Within 2014 the State Council aims to implement a new deposit insurance system for its banks. While one might think this is meant to lower systemic risk, it’s actually meant as a step to shift risk from te government to its citizens. Handing the people the opportunity to be more responsible for their own financial health, introducing more laissez-faire. I present a translation from a Chinese commentator on this matter, published on March 21, 2014.
Notes from the translator, LK:
The fact the Chinese government is pushing to introduce a nation wide deposit insurance system in 2014 tells a lot; according to the author, we are in an environment of heightened financial uncertainty and default risks. As the West moves for bail-in legislations, the Chinese are heading in the opposite direction.
As Western economies become more and more policy and stimulus driven, socialist China is becoming more market driven, preparing to withdraw official support and let defaults occur to clean up malinvestments and unviable businesses. The first corporate bond default in history happened past February (2014).
Efforts to carefully move towards market driven mechanisms are introduced to the people as government guarantees will slowly be withdrawn, depositors are stimulated to investigate and seek ways to protect themselves.
The defensive nature of gold in the face of defaults is highlighted. This article concerns depositors, but we should be on the watch for signs that banks themselves are encouraged to hold gold as hedge against financial risks: for this hedge to be effective, the value of gold must rise by a large magnitude to make up for any such systemic losses – if official bailouts are to be avoided. This would mean that a large rise in the price of gold is implied in the policy!
2014 March 21
Author: Liu YuXiang, Research Director, Shandong Zhaojin investment company ltd.
March 5, Premier Li Keqiang in his government work report suggested that one of the main tasks this year is to deepen financial reform, including “the establishment of a deposit insurance system and improve the mechanisms of risk management for financial institutions.” On March 10, central bank governor Zhou Xiaochuan also said the deposit insurance system will be launched within 2014.
“Compulsory insurance”, “bounded compensation” and “different rates for different risks” are important aspects in the design of the deposit insurance system. Bounded compensation meaning that a policy holder will receive compensation in full if the amount is within the stipulated limit. With the introduction of the deposit insurance system, depositors, for the first time, will face the reality that bank deposits may not in fact all be safe and secure.
The limited compensation feature in the deposit insurance system is expected to have bullish effects on the price of gold. In the minds of the Chinese people gold is a hard currency, the asset of minimal risk. For a long time, under the planned economic system, China’s banks were not only riskless but also payed interest, hence the preferred investment channel for many. Under the socialist market economy bankruptcy has become accepted by the public not only in theory but also in practice. Subsequently this particular commodity currency, gold, operating for the potential risks of commercial banks has also been accessible to the public. The deposit insurance system will hike the risk awareness to the general public, with the market speaking out the fact that banks may indeed collapse as the official safety guarantee is withdrawn. People will also start to recognize the message that there are other ways and places, apart from banks, in which they should consider putting their money.

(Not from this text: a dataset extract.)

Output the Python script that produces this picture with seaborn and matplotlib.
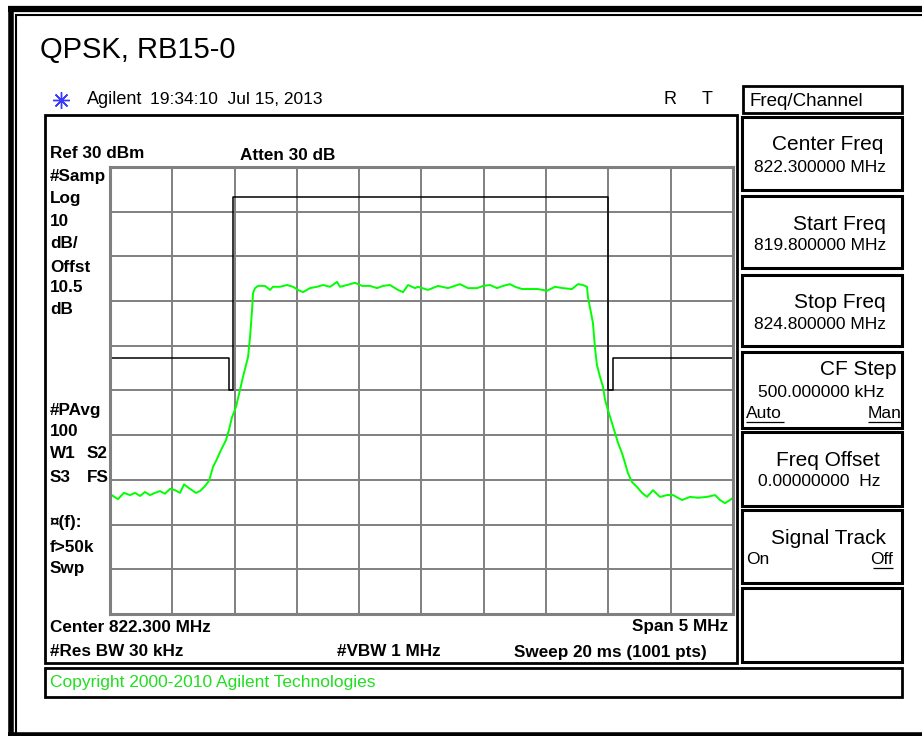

Gold is the most well known strategy against risk and is well recognized by ordinary Chinese people. The insurance safety guarantee may be set at RMB 500,000 which covers more than 99 % of the accounts. The deposits greater than this amount may go seek a type of capital guarantee investment. Although the gold price is now near a two year low, compared to other investment asset classes such as stocks and bonds, gold still has a considerable advantage; in times of heightened financial risk gold should perform better than other asset classes.
Gold is an effective hedge against counter-party risks in deposit losses. After the launch of the deposit insurance policies, those not covered by the insurance guarantee will naturally be more aware of risks and will likely shift some assets into physical gold so as to guard against deposit defaults. Moreover, gold’s high value, stable physical properties and easy storage should make gold a first choice for wealth preservation purposes. Hence, the policy of the new deposit insurance system should raise China’s demand for physical gold, and is bullish for the gold price.
Gold’s safe haven attributes has received fresh attention recently as capital markets have become jittery again: The “11 ChaoRi” default is the first interest bearing corporate bond default in history, and it’s likely to be a first, not a last. More cases of default will definitely have an impact on global capital markets. After “11 ChaoRi”, copper and iron ore prices plunged more than 9 percent, global mining stocks took a dive, followed by market indices. The RMB has also lost value.
Let’s review the history of the United States deposit insurance system. In the 1930s the United States passed the Glass-Steagall Act in order to save the banking system, in 1933 the government established the FDIC bank deposit insurance agency. The deposit insurance system came into operation in 1934 to ensure stability, it was the the world’s first system of this type.
The Chinese economy is facing a lot of problems and we must establish a sound financial and social safety net as soon as possible, preferably before any banking problems surface because prevention is the best crisis management policy. We can see from the tumbling prices of various industrial raw materials and the loss of value of the RMB that China’s economic situation isn’t doing well. In all this, however, gold has stayed firm for the last 3 months. In this environment, the introduction of the deposit insurance system should be expected to push up the safe haven demand for gold.